■ **Records supplied**:

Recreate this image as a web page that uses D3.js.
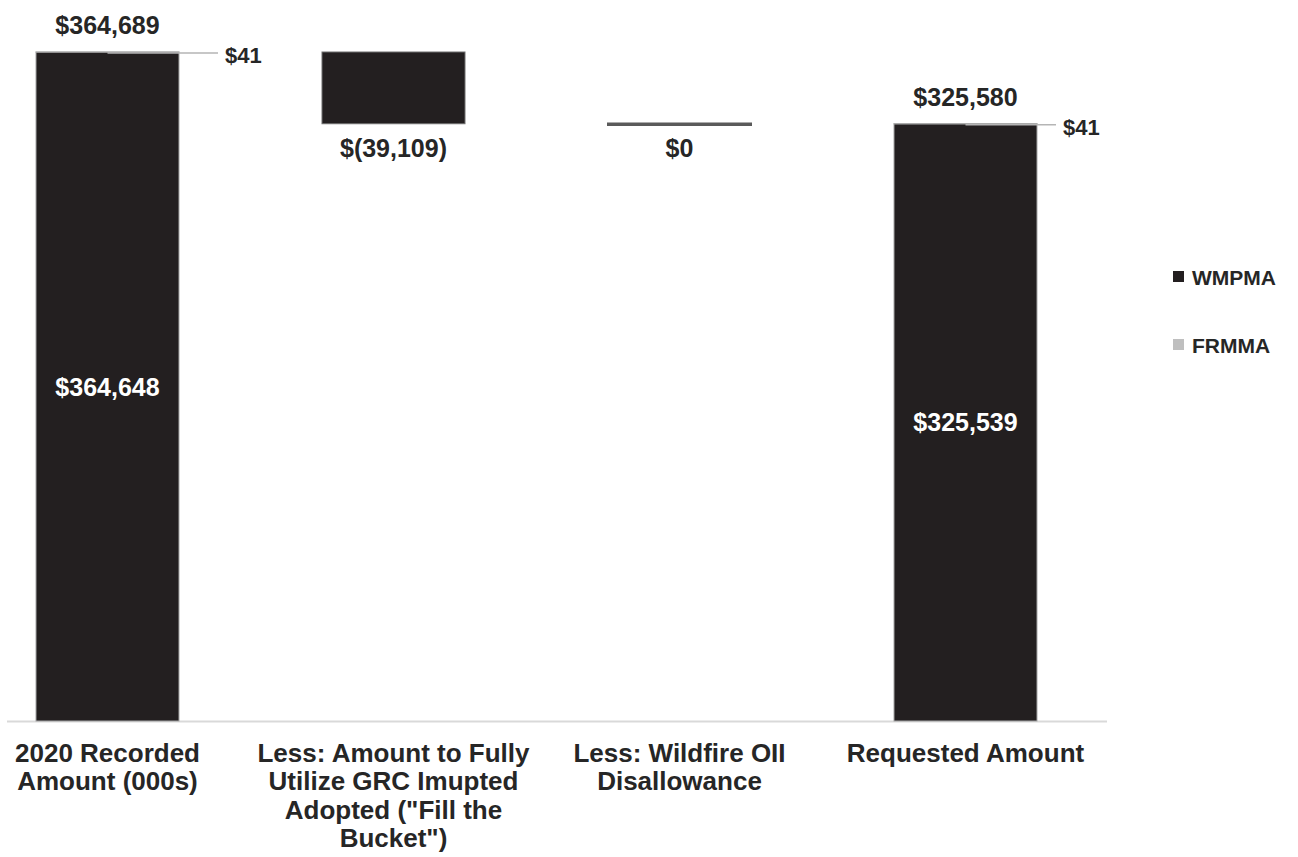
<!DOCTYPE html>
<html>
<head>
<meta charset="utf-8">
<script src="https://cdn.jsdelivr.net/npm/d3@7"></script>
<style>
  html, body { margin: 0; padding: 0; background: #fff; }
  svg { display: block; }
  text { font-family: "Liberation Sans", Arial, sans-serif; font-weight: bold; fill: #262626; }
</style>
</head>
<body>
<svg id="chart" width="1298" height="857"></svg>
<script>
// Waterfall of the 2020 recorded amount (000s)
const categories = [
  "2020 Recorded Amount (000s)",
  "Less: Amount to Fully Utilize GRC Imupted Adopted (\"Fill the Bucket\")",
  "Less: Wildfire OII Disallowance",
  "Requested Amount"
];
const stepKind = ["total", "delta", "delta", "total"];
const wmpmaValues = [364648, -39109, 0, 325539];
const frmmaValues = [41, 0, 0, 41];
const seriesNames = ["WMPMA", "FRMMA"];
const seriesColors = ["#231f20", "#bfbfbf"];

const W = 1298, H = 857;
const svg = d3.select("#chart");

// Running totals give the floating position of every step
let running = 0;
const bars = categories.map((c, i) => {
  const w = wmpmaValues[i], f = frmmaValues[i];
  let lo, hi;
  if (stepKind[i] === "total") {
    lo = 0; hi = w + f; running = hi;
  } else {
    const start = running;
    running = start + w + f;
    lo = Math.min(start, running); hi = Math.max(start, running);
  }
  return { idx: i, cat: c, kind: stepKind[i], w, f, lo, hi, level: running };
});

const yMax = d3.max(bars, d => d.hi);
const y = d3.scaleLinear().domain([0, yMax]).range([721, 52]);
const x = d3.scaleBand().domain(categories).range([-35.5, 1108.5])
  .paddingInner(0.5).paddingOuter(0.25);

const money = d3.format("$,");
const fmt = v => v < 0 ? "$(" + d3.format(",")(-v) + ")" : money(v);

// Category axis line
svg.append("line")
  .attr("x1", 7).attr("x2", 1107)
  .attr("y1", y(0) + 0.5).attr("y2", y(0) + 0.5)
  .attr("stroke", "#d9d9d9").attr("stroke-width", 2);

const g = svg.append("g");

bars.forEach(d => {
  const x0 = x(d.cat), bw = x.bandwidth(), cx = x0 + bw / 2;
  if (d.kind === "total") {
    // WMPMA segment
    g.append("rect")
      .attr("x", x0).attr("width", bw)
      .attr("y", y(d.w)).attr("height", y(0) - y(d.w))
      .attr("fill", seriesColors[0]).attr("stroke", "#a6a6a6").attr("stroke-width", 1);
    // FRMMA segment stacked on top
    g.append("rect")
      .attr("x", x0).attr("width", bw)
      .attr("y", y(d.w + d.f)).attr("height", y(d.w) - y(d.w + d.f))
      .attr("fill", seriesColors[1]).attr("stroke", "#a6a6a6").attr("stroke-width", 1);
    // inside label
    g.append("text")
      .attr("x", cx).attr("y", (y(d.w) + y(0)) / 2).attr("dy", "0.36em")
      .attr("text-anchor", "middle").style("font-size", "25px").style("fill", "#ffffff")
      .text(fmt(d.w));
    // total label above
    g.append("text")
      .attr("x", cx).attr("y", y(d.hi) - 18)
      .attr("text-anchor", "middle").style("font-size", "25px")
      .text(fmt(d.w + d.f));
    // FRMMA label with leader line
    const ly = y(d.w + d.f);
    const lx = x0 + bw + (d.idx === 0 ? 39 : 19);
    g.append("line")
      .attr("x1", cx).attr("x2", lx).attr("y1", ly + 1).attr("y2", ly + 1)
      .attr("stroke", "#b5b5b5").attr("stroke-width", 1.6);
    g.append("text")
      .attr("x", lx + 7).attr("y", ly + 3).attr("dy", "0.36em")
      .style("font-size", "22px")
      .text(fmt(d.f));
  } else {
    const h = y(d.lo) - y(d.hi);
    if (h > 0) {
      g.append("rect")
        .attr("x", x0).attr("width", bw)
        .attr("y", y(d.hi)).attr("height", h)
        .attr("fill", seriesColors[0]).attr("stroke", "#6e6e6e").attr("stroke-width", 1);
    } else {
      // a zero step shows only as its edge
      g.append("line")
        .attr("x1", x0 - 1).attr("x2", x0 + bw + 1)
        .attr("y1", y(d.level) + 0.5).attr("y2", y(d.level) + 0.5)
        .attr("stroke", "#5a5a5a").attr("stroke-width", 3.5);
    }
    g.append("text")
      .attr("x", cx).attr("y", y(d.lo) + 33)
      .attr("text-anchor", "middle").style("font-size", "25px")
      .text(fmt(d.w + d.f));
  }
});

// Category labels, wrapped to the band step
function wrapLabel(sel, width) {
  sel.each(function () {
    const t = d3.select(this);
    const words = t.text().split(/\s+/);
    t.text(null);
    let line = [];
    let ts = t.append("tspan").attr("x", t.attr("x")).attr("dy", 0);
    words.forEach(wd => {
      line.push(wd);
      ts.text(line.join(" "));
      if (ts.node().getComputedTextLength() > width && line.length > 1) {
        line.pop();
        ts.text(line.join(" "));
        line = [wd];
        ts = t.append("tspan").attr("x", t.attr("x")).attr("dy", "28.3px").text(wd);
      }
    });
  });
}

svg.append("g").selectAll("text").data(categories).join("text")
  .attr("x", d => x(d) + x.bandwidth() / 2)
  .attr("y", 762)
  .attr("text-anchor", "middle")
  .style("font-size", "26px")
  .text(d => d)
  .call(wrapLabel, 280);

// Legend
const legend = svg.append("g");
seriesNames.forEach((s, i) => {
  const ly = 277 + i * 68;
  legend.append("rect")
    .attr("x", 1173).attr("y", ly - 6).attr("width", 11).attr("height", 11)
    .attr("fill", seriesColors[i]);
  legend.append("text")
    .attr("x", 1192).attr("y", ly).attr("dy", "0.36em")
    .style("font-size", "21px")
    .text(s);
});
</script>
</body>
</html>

--

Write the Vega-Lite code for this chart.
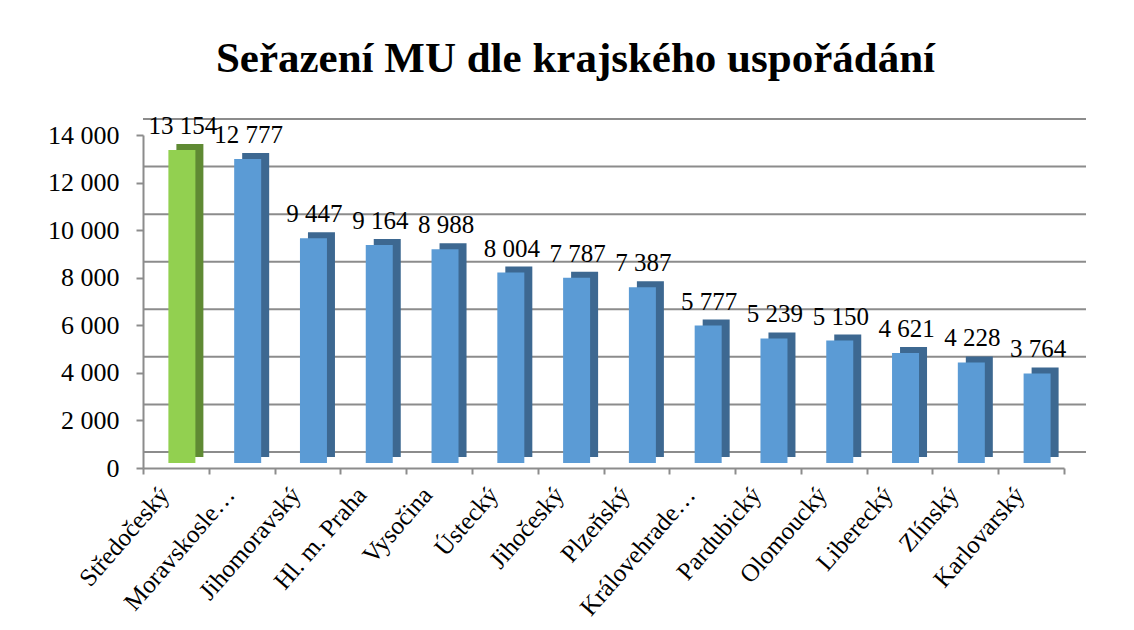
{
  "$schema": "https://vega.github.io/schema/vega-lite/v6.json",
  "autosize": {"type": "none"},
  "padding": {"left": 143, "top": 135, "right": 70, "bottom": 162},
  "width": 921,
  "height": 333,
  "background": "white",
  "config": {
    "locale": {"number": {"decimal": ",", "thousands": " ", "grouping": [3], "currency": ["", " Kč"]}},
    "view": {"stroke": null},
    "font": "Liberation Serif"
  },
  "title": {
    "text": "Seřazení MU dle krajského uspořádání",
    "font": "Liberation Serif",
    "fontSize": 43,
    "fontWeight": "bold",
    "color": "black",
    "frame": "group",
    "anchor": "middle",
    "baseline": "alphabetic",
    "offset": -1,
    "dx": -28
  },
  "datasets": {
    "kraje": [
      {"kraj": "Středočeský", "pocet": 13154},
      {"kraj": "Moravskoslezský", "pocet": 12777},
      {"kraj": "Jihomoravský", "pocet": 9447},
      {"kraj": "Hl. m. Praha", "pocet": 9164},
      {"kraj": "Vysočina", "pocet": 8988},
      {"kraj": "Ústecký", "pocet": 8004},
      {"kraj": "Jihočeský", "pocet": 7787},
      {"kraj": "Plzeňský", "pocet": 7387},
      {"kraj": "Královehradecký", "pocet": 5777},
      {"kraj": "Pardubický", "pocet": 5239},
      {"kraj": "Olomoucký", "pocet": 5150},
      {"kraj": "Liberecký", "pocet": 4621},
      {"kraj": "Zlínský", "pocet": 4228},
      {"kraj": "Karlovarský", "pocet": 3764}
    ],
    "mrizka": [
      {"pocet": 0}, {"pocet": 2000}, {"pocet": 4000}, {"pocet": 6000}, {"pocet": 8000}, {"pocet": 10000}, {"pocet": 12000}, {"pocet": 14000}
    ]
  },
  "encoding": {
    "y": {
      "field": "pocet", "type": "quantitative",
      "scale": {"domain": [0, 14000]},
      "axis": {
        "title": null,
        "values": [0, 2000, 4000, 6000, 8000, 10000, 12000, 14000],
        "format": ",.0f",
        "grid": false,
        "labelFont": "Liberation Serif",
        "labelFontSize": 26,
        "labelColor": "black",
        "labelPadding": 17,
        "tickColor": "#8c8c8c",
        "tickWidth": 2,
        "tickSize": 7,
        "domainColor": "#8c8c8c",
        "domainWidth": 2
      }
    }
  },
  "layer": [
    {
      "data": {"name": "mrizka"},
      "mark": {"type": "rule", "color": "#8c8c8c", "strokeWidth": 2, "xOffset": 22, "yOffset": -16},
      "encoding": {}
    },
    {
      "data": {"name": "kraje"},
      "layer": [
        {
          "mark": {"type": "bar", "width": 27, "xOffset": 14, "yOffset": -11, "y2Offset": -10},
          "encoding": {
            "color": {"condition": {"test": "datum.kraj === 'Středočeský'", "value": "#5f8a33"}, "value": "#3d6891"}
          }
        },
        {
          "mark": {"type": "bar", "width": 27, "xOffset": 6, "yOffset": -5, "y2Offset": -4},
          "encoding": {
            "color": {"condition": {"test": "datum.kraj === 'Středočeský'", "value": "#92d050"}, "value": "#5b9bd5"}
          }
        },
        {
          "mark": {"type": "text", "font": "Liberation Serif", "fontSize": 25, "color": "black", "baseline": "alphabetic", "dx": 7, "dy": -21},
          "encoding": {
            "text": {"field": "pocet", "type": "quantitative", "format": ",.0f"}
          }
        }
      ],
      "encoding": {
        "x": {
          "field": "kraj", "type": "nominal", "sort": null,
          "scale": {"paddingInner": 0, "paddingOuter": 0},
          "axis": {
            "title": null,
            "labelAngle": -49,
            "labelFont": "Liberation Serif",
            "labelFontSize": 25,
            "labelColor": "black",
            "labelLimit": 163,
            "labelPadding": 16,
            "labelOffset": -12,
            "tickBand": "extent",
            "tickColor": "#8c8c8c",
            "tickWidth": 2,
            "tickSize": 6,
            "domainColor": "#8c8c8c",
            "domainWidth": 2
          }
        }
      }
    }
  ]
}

==

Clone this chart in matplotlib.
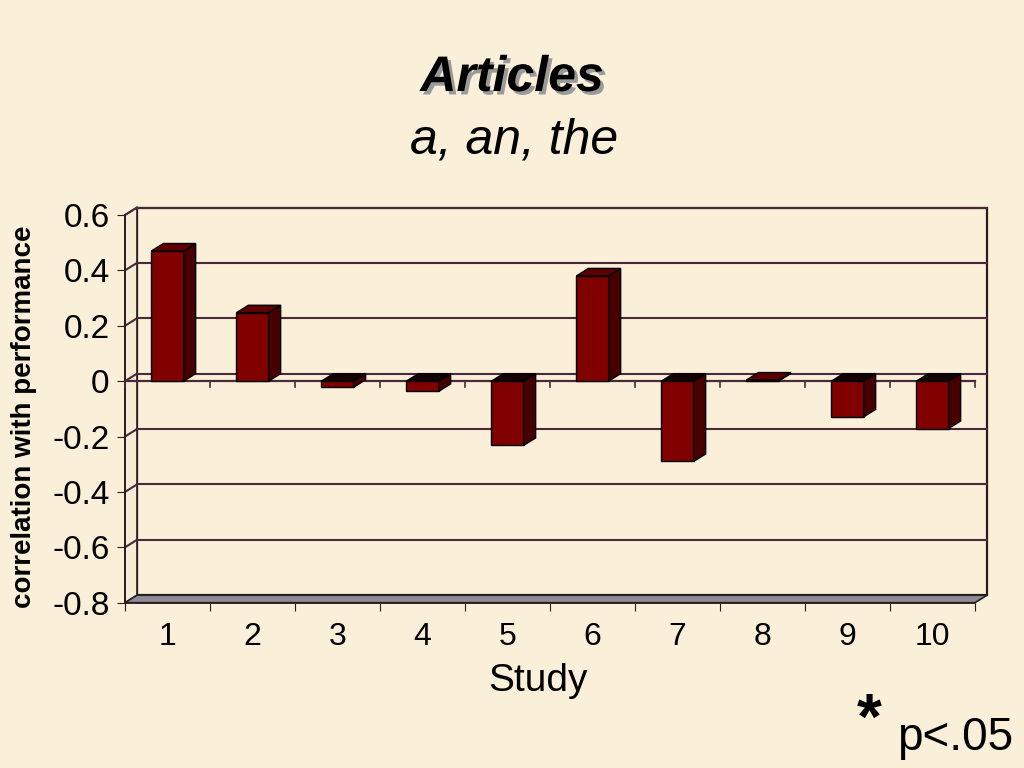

■ **Your instructions**:
Gather each line in the entries above where the string "this" is found.

■ **Written answer**:
Recreate this image as a web page that uses D3.js.
    const t = d3.select(this);
Write the Vega-Lite code for this chart.
Clone this chart in matplotlib.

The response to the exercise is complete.